* **Supplied material**
>>

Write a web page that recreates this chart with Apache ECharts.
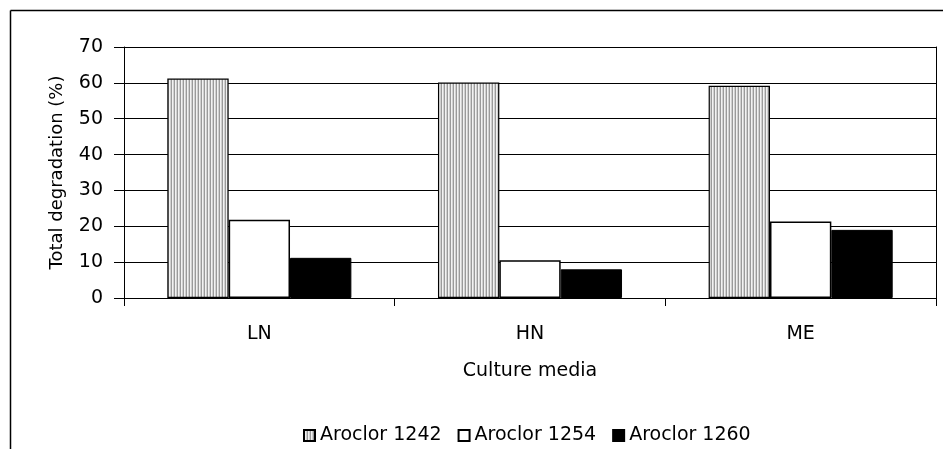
<!DOCTYPE html>
<html><head><meta charset="utf-8">
<script src="https://cdn.jsdelivr.net/npm/echarts@6/dist/echarts.min.js"></script>
<style>html,body{margin:0;padding:0;background:#fff}#c{width:943px;height:449px}</style>
</head><body><div id="c"></div>
<script>
const categories = ['LN', 'HN', 'ME'];
const seriesNames = ['Aroclor 1242', 'Aroclor 1254', 'Aroclor 1260'];
const aroclor1242 = [61.2, 60.1, 59.2];
const aroclor1254 = [21.8, 10.5, 21.3];
const aroclor1260 = [11.2, 8.0, 19.0];
const yTicks = [0, 10, 20, 30, 40, 50, 60, 70];

const pc = document.createElement('canvas');
pc.width = 3; pc.height = 4;
const g = pc.getContext('2d');
g.fillStyle = '#f2f2f2'; g.fillRect(0, 0, 3, 4);
g.fillStyle = '#9a9a9a'; g.fillRect(0, 0, 1, 4);
g.fillStyle = '#d0d0d0'; g.fillRect(2, 0, 1, 4);

const font = 'DejaVu Sans';
const chart = echarts.init(document.getElementById('c'), null, {renderer: 'canvas'});
chart.setOption({
  animation: false,
  backgroundColor: '#fff',
  textStyle: {fontFamily: font},
  grid: {left: 124, right: 7, top: 47, bottom: 151, containLabel: false},
  legend: {
    left: 298, top: 421, itemWidth: 11, itemHeight: 11, itemGap: 16, icon: 'rect',
    textStyle: {fontFamily: font, fontSize: 19, color: '#000'},
    data: seriesNames
  },
  xAxis: {
    type: 'category', data: categories,
    name: 'Culture media', nameLocation: 'middle', nameGap: 64,
    nameTextStyle: {fontFamily: font, fontSize: 19, color: '#000'},
    axisLine: {lineStyle: {color: '#000', width: 1}},
    axisTick: {show: true, length: 8, lineStyle: {color: '#000'}},
    axisLabel: {margin: 27, fontFamily: font, fontSize: 19, color: '#000'},
    splitLine: {show: false}
  },
  yAxis: [{
    type: 'value', min: yTicks[0], max: yTicks[yTicks.length - 1], interval: 10,
    name: 'Total degradation (%)', nameLocation: 'middle', nameGap: 58,
    nameTextStyle: {fontFamily: font, fontSize: 18, color: '#000'},
    axisLine: {show: true, lineStyle: {color: '#000', width: 1}},
    axisTick: {show: true, length: 10, lineStyle: {color: '#000'}},
    axisLabel: {margin: 21, fontFamily: font, fontSize: 19, color: '#000'},
    splitLine: {show: true, lineStyle: {color: '#000', width: 1}}
  }, {
    type: 'value', position: 'right', min: 0, max: 70, interval: 10,
    axisLine: {show: true, lineStyle: {color: '#000', width: 1}},
    axisTick: {show: false}, axisLabel: {show: false}, splitLine: {show: false}
  }],
  series: [
    {name: seriesNames[0], type: 'bar', data: aroclor1242, barGap: '0%', barCategoryGap: '32%',
     itemStyle: {color: {image: pc, repeat: 'repeat'}, borderColor: '#000', borderWidth: 1.2}},
    {name: seriesNames[1], type: 'bar', data: aroclor1254, barGap: '0%', barCategoryGap: '32%',
     itemStyle: {color: '#fff', borderColor: '#000', borderWidth: 1.5}},
    {name: seriesNames[2], type: 'bar', data: aroclor1260, barGap: '0%', barCategoryGap: '32%',
     itemStyle: {color: '#000', borderColor: '#000', borderWidth: 1}}
  ],
  graphic: [
    {type: 'line', shape: {x1: 10.5, y1: 10.5, x2: 943, y2: 10.5}, style: {stroke: '#000', lineWidth: 1.5}},
    {type: 'line', shape: {x1: 10.5, y1: 10.5, x2: 10.5, y2: 449}, style: {stroke: '#000', lineWidth: 1.5}}
  ]
});
</script></body></html>
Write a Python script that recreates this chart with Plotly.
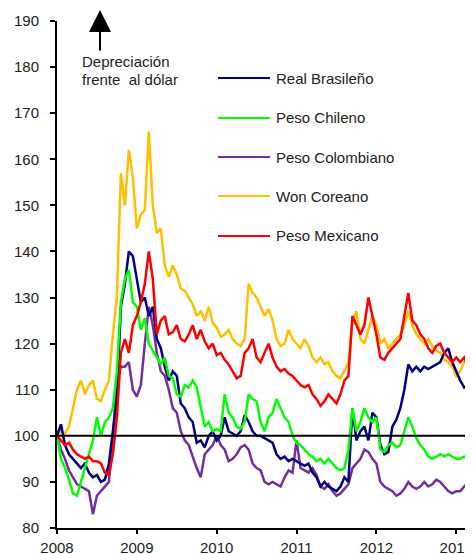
import numpy as np
import plotly.graph_objects as go

# fecha en fraccion de año, cada 0.05 años desde 2008
fechas = [round(2008 + 0.05 * i, 2) for i in range(105)]

won_coreano = [
    100, 101, 100.5, 102, 106, 110, 112, 109, 111, 112, 108, 107.5, 110, 112, 122, 130,
    157, 150, 162, 156, 145, 148, 149, 166, 150, 144, 145, 137, 134.5, 137, 135, 132,
    131.5, 130, 128.5, 126, 127, 125, 128, 124.5, 123.5, 121.5, 122, 123, 121, 120, 119.5,
    121, 133, 131, 130, 128, 126, 127.5, 125, 121, 119.5, 120, 123, 121, 120, 119, 121,
    119.5, 117, 116, 117, 115.5, 116, 114, 113, 112.5, 114, 116, 125, 127, 121, 120, 123,
    126, 124, 120, 121, 119, 120, 121, 122, 124, 127, 124, 122, 121, 120, 121, 119.5,
    118.5, 118, 116.5, 116, 115, 113, 114, 116, 117, 119,
]
peso_mexicano = [
    100, 99, 98, 98.5, 97, 96, 95.5, 95, 95.5, 94.5, 94.5, 94, 92, 91.5, 96, 104,
    118, 121, 118, 124, 126, 129, 133, 140, 134, 122, 125, 126, 122, 122.5, 124, 121,
    120.5, 122, 124, 121, 123, 120.5, 119, 120, 117.5, 118, 116.5, 115.5, 114, 112.5, 113,
    118, 119, 121, 117, 116, 118, 120, 117, 115, 114, 114.5, 113.5, 113, 112, 111, 110.5,
    111, 109, 108, 106.5, 107.5, 109, 108, 107, 109, 112, 113, 126, 124, 122, 124, 130,
    126, 122, 117, 116.5, 118, 119, 120, 121, 126, 131, 125, 124, 122, 121, 119, 118,
    119.5, 120, 118, 117, 116, 117, 116, 117, 115, 114,
]
real_brasileno = [
    100, 102.5, 98, 96, 95, 94, 93, 94, 92, 91, 91.5, 90, 90.5, 94, 101, 108,
    128, 133, 140, 139, 134, 129, 130, 126, 128, 121, 119, 115, 112, 114, 113, 107,
    106, 104, 103, 98.5, 99, 97.5, 100, 101, 99, 100, 104, 101, 100.5, 100, 101,
    104.5, 103, 101, 100, 100, 99.5, 99, 98.5, 96, 95, 95.5, 94.5, 95, 94.5, 94, 93.5,
    94, 92, 91, 89, 90, 89, 88.5, 88, 89, 91, 90, 106, 99, 101, 102, 99,
    105, 104, 98, 96, 96.5, 102, 103.5, 106, 110, 115.5, 114, 115, 114, 115, 114.5, 115,
    115.5, 116, 118, 119, 116, 114, 112, 110.5, 111, 114,
]
peso_chileno = [
    100, 95, 93, 90.5, 87.5, 87, 90, 93, 96, 99, 104, 100, 103, 104, 106, 114,
    129, 134, 136, 129, 128, 123, 125.5, 120, 118.5, 117, 115.5, 117, 113, 112.5, 109, 108.5,
    111, 110.5, 112, 110.5, 106, 102, 103, 101, 101.5, 101, 109, 105, 104, 102, 101.5,
    103, 109, 108, 107.5, 103, 101, 104, 105, 108, 106, 104, 103, 100, 98.5, 98, 97,
    96, 95.5, 94.5, 95, 94, 95, 94, 93, 92.5, 93, 97, 106, 101, 103, 106, 104,
    103, 104, 97, 96.5, 98, 98.5, 97.5, 98, 101, 104, 102, 99.5, 98, 97, 95.5, 95,
    95.5, 96, 95.5, 96, 95.5, 95, 95, 95.5, 95, 95,
]
peso_colombiano = [
    100, 97, 95, 92.5, 91, 89.5, 89, 88.5, 88, 83, 87, 88, 89, 90, 100, 112,
    115, 115, 116, 110, 108.5, 111, 120, 128, 124, 118, 114, 113, 110, 106, 105, 101,
    99, 98, 95.5, 93, 91, 96, 97, 98, 100, 98, 97, 94.5, 95, 96, 97.5,
    98, 97, 94, 93, 92.5, 90, 89.5, 90, 89.5, 89, 91, 92.5, 92, 99, 93, 92.5,
    92, 93, 91.5, 89, 88.5, 89.5, 88, 87, 87.5, 88.5, 89.5, 93, 94, 95, 97, 96.5,
    95, 94, 90, 89, 88.5, 88, 87, 87.5, 88.5, 90, 89, 88.5, 89, 90, 89, 89.5,
    90.5, 90, 89, 88, 87.5, 88, 88, 89, 90, 90.5,
]

nombres = ["Real Brasileño", "Peso Chileno", "Peso Colombiano", "Won Coreano", "Peso Mexicano"]
colores = ["#000080", "#00FF00", "#7030A0", "#FFC000", "#FF0000"]
series = [real_brasileno, peso_chileno, peso_colombiano, won_coreano, peso_mexicano]
orden = [3, 2, 0, 1, 4]  # orden de dibujo

anios = [2008, 2009, 2010, 2011, 2012, 2013]
y_ticks = list(range(80, 191, 10))

fig = go.Figure()
for i in orden:
    fig.add_trace(go.Scatter(
        x=fechas, y=series[i], mode="lines", name=nombres[i],
        line=dict(color=colores[i], width=2.5), showlegend=False,
    ))

fig.add_hline(y=100, line=dict(color="black", width=2))

# leyenda manual (posiciones en pixeles de la pagina -> coords del area de dibujo)
filas_y = [78, 118, 157, 196, 236]
for nombre, color, py in zip(nombres, colores, filas_y):
    yp = (528 - py) / 507
    fig.add_shape(type="line", xref="paper", yref="paper",
                  x0=(218 - 57) / 416, x1=(270 - 57) / 416, y0=yp, y1=yp,
                  line=dict(color=color, width=2))
    fig.add_annotation(text=nombre, xref="paper", yref="paper",
                       x=(274 - 57) / 416, y=yp, xanchor="left", yanchor="middle",
                       showarrow=False, font=dict(size=15))

fig.add_annotation(text="Depreciación", xref="paper", yref="paper",
                   x=(80 - 57) / 416, y=(528 - 62) / 507, xanchor="left", yanchor="middle",
                   showarrow=False, font=dict(size=15))
fig.add_annotation(text="frente  al dólar", xref="paper", yref="paper",
                   x=(80 - 57) / 416, y=(528 - 79) / 507, xanchor="left", yanchor="middle",
                   showarrow=False, font=dict(size=15))
fig.add_annotation(text="", xref="paper", yref="paper",
                   x=(100 - 57) / 416, y=(528 - 10) / 507,
                   axref="pixel", ayref="pixel", ax=0, ay=42,
                   showarrow=True, arrowhead=2, arrowwidth=2, arrowsize=2.2,
                   arrowcolor="black")

# la pagina tiene 8px de margen en el body
fig.update_layout(
    width=465, height=546,
    margin=dict(l=49, r=0, t=13, b=26),
    plot_bgcolor="white", paper_bgcolor="white",
    font=dict(family="Arial, Liberation Sans, sans-serif", size=15, color="#222"),
)
fig.update_xaxes(
    range=[2008, 2013.21], tickvals=anios, ticktext=[str(a) for a in anios],
    showgrid=False, zeroline=False, showline=True, linecolor="black", linewidth=2,
    ticks="outside", ticklen=4, tickwidth=1.5, tickcolor="black", ticklabelstandoff=1,
    automargin=False,
)
fig.update_yaxes(
    range=[80, 190], tickvals=y_ticks, showgrid=False, zeroline=False,
    showline=True, linecolor="black", linewidth=2,
    ticks="outside", ticklen=5, tickwidth=1.5, tickcolor="black", ticklabelstandoff=8,
    automargin=False,
)

fig.write_html("out.html")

<<

* **Exercise objective**
Transcribe, leaving out pictures, each line from the one containing "Write a Python" through the one containing "fechas = [round(2008".

* **Output for this exercise**
Write a Python script that recreates this chart with Plotly.
import numpy as np
import plotly.graph_objects as go

# fecha en fraccion de año, cada 0.05 años desde 2008
fechas = [round(2008 + 0.05 * i, 2) for i in range(105)]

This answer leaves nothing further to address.